Nelle proprie memorie difensive, già in sede civile, i medici dell'Umberto I avevano spiegato che i danni sarebbero da imputare a una cattiva gestione post-operatoria delle stesse ragazze: scarsa igiene o rapporti sessuali prima di una completa cicatrizzazione, il non aver voluto indossare un divaricatore interno per tutto il tempo consigliato. In sede penale, la biologa si è difesa affermando che si era limitata soltanto ad eseguire delle direttive, mentre il primario e il medico chirurgo hanno affermato che avendo esclusivamente finalità terapeutiche, i loro interventi non possono essere considerati frutto di dolo.

L'ACCUSA: MANCAVANO LE NECESSARIE AUTORIZZAZIONI
Dai capi di imputazione emerge che quando già le prime pazienti avevano ampiamente manifestato forti disagi, si disponeva comunque l'operazione per le successive: e nel frattempo l'equipe dell'Umberto I decantava i presunti successi della nuova tecnica su una prestigiosa rivista medica statunitense.

Quanto alle necessarie autorizzazioni, imprescindibili per qualsiasi sperimentazione, quella al Comitato etico dell'Umberto I è stata richiesta soltanto nel luglio 2013, quasi un anno dopo l'esecuzione dell'ultimo intervento. E l'avvocata delle quattro donne, Alessandra Gracis, ha anche rilevato che né l'Istituto superiore di Sanità né l'Aifa (Agenzia italiana del farmaco) erano stati messi al corrente dell'utilizzo del nuovo tessuto: «È materiale biologico coltivato in laboratorio, quindi ingegnerizzato - spiega - A nostro parere si tratta di una vera e propria sperimentazione di un nuovo farmaco biologico».

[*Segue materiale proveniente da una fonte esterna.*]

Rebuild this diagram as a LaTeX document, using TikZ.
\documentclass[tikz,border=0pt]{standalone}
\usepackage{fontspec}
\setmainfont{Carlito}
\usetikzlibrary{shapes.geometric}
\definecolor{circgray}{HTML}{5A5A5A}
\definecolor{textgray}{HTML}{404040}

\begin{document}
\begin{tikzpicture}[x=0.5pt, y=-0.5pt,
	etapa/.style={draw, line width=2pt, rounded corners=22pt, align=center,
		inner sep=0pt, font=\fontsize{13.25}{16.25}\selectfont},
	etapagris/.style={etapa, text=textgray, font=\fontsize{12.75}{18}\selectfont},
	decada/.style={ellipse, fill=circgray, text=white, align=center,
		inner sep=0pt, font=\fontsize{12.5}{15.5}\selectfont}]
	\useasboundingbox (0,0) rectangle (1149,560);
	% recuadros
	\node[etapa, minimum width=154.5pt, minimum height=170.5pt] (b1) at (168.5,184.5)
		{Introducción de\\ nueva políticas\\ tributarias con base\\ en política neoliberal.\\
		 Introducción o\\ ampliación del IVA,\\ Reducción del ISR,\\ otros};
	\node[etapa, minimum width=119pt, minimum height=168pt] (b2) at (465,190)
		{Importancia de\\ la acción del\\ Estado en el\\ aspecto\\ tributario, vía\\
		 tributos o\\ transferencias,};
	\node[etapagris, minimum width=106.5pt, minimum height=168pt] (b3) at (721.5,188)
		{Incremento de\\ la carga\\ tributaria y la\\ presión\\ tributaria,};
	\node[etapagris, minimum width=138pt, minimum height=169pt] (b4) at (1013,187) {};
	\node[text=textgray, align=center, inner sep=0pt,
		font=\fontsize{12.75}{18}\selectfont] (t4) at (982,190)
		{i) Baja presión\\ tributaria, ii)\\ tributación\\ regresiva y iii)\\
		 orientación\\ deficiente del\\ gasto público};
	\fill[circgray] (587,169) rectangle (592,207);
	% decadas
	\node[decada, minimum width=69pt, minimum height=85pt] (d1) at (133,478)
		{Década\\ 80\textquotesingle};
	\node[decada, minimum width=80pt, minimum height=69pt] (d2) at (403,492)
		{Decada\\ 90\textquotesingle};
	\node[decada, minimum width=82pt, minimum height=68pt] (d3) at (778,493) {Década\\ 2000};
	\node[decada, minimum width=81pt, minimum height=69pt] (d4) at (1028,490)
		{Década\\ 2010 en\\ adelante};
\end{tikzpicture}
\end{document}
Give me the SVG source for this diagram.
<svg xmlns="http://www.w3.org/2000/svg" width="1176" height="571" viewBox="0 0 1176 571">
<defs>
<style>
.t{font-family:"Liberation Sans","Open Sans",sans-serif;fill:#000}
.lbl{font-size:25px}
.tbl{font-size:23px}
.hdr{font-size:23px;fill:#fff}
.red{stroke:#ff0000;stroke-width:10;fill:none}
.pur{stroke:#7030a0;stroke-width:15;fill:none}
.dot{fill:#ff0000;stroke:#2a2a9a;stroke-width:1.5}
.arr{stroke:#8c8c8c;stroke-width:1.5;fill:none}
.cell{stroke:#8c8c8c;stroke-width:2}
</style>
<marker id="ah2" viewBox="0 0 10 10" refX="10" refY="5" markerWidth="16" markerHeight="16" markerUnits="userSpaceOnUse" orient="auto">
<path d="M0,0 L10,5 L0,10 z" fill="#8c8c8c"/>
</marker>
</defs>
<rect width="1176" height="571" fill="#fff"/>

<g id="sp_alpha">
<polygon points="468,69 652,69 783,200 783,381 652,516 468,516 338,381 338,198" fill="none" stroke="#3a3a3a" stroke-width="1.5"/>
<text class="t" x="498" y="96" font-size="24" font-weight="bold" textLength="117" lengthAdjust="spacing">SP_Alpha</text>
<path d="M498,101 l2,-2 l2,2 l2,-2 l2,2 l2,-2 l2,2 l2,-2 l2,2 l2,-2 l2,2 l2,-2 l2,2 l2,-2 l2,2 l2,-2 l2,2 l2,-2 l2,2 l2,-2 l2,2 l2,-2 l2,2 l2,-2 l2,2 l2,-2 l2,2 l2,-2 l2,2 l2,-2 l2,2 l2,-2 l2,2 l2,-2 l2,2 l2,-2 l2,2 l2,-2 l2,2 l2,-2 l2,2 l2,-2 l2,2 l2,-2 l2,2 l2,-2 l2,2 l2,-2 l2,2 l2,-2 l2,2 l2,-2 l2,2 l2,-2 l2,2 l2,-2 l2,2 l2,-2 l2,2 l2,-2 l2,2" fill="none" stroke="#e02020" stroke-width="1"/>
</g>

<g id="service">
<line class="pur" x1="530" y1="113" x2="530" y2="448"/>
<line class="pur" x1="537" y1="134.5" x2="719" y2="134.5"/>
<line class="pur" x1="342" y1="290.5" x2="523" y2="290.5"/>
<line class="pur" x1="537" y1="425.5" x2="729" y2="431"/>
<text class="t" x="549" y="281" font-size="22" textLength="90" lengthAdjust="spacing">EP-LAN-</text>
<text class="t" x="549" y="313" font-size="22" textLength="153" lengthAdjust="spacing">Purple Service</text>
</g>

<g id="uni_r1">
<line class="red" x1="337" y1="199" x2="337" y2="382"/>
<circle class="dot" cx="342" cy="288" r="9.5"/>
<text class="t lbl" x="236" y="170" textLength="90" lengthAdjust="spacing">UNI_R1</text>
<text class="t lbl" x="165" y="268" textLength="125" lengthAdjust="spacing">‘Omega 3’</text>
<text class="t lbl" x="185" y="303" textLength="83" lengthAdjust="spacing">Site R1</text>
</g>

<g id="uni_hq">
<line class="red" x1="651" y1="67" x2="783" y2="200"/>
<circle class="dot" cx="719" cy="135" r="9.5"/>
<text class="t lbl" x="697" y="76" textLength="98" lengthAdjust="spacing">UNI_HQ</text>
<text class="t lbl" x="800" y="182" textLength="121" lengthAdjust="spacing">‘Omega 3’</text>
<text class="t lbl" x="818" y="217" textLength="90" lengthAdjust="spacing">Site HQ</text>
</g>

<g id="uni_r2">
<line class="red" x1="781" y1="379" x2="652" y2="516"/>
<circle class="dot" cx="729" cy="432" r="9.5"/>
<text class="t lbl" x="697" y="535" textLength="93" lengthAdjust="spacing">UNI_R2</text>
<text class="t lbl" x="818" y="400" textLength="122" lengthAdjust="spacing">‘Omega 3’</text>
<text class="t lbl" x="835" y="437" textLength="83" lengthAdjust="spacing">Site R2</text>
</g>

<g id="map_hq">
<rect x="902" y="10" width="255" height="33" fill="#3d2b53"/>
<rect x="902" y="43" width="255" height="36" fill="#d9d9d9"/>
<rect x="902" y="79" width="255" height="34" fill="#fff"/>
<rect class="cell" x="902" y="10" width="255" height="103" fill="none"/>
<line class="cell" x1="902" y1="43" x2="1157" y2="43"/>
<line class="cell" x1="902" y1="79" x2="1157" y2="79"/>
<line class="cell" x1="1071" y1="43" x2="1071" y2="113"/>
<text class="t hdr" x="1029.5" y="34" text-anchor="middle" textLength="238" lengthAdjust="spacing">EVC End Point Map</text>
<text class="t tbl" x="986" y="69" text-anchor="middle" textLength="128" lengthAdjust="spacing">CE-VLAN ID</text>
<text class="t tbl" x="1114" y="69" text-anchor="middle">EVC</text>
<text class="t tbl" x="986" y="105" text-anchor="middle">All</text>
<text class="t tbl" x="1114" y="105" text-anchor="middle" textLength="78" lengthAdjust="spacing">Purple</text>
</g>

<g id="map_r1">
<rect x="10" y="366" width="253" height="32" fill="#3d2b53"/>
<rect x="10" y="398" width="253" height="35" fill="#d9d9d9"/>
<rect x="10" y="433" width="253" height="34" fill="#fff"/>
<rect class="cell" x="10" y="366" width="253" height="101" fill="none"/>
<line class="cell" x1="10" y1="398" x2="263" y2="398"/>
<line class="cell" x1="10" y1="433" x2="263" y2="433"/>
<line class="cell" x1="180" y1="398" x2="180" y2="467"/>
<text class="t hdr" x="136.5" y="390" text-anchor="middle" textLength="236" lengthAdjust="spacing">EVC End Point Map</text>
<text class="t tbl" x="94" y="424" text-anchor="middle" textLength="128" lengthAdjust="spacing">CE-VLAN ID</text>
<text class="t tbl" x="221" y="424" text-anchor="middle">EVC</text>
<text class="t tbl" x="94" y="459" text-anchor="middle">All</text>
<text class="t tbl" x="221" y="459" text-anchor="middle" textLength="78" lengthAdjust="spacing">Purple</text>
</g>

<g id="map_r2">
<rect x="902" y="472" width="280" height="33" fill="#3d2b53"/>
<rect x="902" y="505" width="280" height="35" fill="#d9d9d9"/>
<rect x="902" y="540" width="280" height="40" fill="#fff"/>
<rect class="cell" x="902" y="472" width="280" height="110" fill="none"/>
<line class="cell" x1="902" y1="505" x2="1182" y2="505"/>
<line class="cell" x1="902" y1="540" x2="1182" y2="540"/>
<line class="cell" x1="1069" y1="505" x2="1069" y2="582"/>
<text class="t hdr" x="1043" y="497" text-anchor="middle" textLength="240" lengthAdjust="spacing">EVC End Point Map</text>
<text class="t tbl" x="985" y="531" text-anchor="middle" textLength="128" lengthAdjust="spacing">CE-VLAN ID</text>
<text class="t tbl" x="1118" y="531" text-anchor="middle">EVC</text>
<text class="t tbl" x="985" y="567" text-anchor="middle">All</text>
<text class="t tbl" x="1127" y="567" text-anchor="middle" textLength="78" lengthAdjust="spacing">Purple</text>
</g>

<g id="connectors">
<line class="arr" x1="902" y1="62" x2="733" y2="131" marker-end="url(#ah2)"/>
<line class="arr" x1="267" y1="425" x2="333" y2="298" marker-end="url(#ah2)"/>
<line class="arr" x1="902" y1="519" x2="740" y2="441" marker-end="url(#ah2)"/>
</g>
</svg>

«Finalmente le ragazze vedono la giustizia in fondo al tunnel - conclude Gracis, avvocata e anche lei transgender - Ci auguriamo che il sistema sanitario faccia i conti con queste storie e si attrezzi per fornire strutture adeguate e rispettose delle persone che vogliono cambiare sesso. Ideale sarebbe mettere in piedi un unico centro in tutta Italia, specializzato solo su questi tipi di intervento».